Preparing the dais for the wedding ceremony. The canopy is made from thousands of fresh flowers

I’m in serious escapist mode, and in today’s post I want to take us as far away as I can.

This weekend we’re meeting up with friends, a married couple with a little girl. They will be the first friends we’ve actually seen in person in over two months. I’ll finally climb out of the pair of tights I’ve been wearing since March except for when I go outdoors (and then the go-to fashion item is my surgical mask).

Our friends are from India, and that reminds me of the last really BIG social event I attended: a wedding in Mumbai back in January. I took my sister Pam to visit the bride’s mother’s uncle and his wife, and our visit coincided with the two-day celebration.

In secret I’d always wanted to be invited to an Indian wedding! The spectacle, the days of celebrating! A cast of thousands! I packed a couple dresses and a pair of heels. As you can see from the photographs, the clothes were beyond beautiful. Out of respect for privacy I’m not using any photographs that might identify people’s faces. But really these pictures are about the clothes, the venue, the amazing food, and the generosity of the hosts.

Women in saris with matching hair accessories

The bride is Farsi, the groom Hindu. The first day was the wedding ceremony. It was a small affair for immediate family and friends. All 250 of us….
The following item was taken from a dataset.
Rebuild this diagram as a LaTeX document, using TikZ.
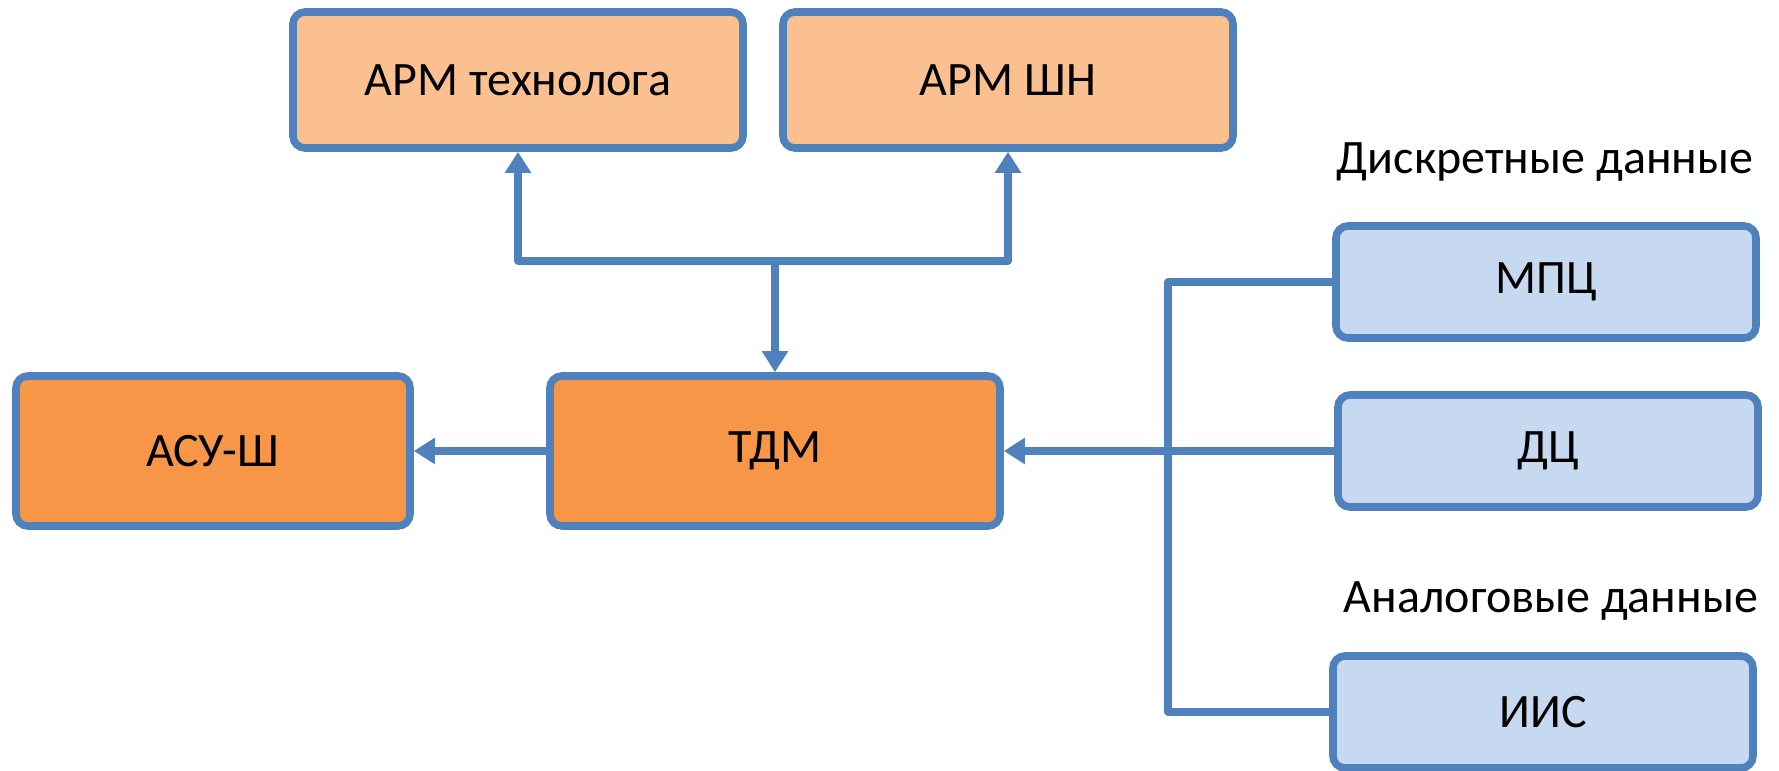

The outdoor patio where the lunch buffet was served. Curtains of flowers hang over the entryway

Here are my impressions, recorded in my journal: “250 people came and went, waiters circulated with appetizers and drinks (vegetarian and non-alcoholic as it was a religious ceremony). A huge vegetarian lunch buffet was set up outside.

The chairs were all covered in white with purple and saffron yellow sashes tied on the backs. These matched the flower canopy over the dais. The canopy had been made of elaborate long drapes of thousands of fresh flowers.

The Hindu men’s turbans matched the bows on the chairs. Really a wild parade of colors. Gorgeous!

The wedding party sat on a dais and the rituals went on for two hours. Sadly, the professional photographers blocked the view most of that time. What I could glimpse was chanting, reading of sacred texts, the tossing of rice and flower petals, a fire lit towards the end of the religious ceremony. A yellow sash was tied to bind the bride and groom to one another. They then walked (circling) numerous times around the fire. Both sets of parents were seated on either side, the sisters too. All took part in the rituals.”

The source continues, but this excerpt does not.